As has been described above, the diffuser 1 of a centrifugal compressor and the centrifugal compressor provided with the same according to the eighth embodiment provide the following advantages.
The thick shroud-side blades 11 and the thin hub-side blades 4 are abutted onto one another such that their inlet angles differ from one another and such that the entire top ends, in the blade height direction, of the hub-side blades 4 overlap portions, in the thickness direction, of the shroud-side blades 11 over the blade lengths.

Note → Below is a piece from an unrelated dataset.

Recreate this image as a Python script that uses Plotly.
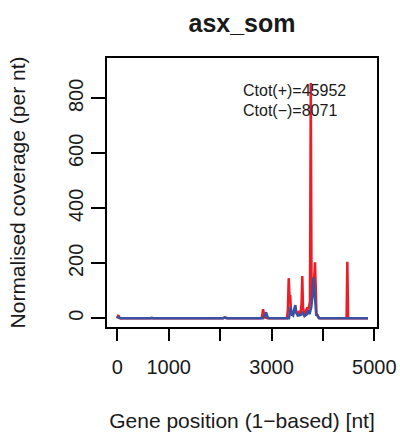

Thus, when the shroud-side blades 11 and the hub-side blades 4 are combined, gaps are not formed between the shroud-side blades 11 and the hub-side blades 4. Accordingly, it is possible to prevent flow separation and generation of vortices caused by the flow in the gaps and to improve the performance of the diffuser 1.
Although it has been described that the shroud-side blades 11 and the hub-side blades 4 have the same length in the eighth embodiment, the present embodiment is not limited thereto. In a modification of the eighth embodiment, as shown in FIG. 13, the hub-side blades 6 may have a smaller length than the shroud-side blades 11.
Although it has been described that the cross-section of the thick shroud-side blades 11 perpendicular to the blade height direction is wedge-shaped in the eighth embodiment, the cross-section thereof may be channel-shaped.

{Reference Signs List}

1: diffuser
3: shroud-side blade
4: hub-side blade
5: connecting wall (connecting member)
58: shroud-side wall

Claims

A diffuser (1) for a centrifugal compressor (50) including a centrifugal impeller (53) which rotates inside a housing (51) and the diffuser (1) which converts dynamic pressure of a flow discharged from an outer circumferential edge of the centrifugal impeller (53) to static pressure, the diffuser comprising:
a shroud-side wall (58) provided downstream of the centrifugal impeller (53);

a hub-side wall provided so as to face the shroud-side wall (58);

a plurality of shroud-side blades (11, 15) fixed at base ends thereof to the shroud-side wall (58); and

a plurality of hub-side blades (12, 14, 16, 18) fixed at base ends thereof to the hub-side wall,

wherein the shroud-side blades (11, 15) and the hub-side blades (12, 14, 16, 18) are combined in such a state that inlet angles of the shroud-side blades (11, 15) and the hub-side blades (12, 14, 16, 18) differ from one another and that top ends of the shroud-side blades (11, 15) and the hub-side blades (12, 14, 16, 18) in a blade height direction are abutted onto one another, where the blade height direction is a direction along an axis of rotation of the centrifugal impeller (53), and

that portions of the top ends of the shroud-side blades (11, 15) and portions of the top ends of the hub-side blades (12, 14, 16, 18) form overlapping portions (13, 17) from the leading edges of the hub-side blades to the trailing edges of the hub-side blades (12, 14, 16, 18),

the diffuser being characterized in that
the other portions of the top ends of the shroud-side blades (11, 15) and the other portions of the top ends of the hub-side blades (12, 14, 16, 18) do not form the overlapping portions (13, 17).
The diffuser according to Claim 1, wherein the thicknesses of the shroud-side blades (11, 15) and hub-side blades (12, 14, 16, 18) are smaller at the trailing edges than at middle portions in a length direction, where the length direction is a direction from the leading edges of the blades to the trialing edges of the blades.
A centrifugal compressor comprising the diffuser according to Claim 1 or Claim 2.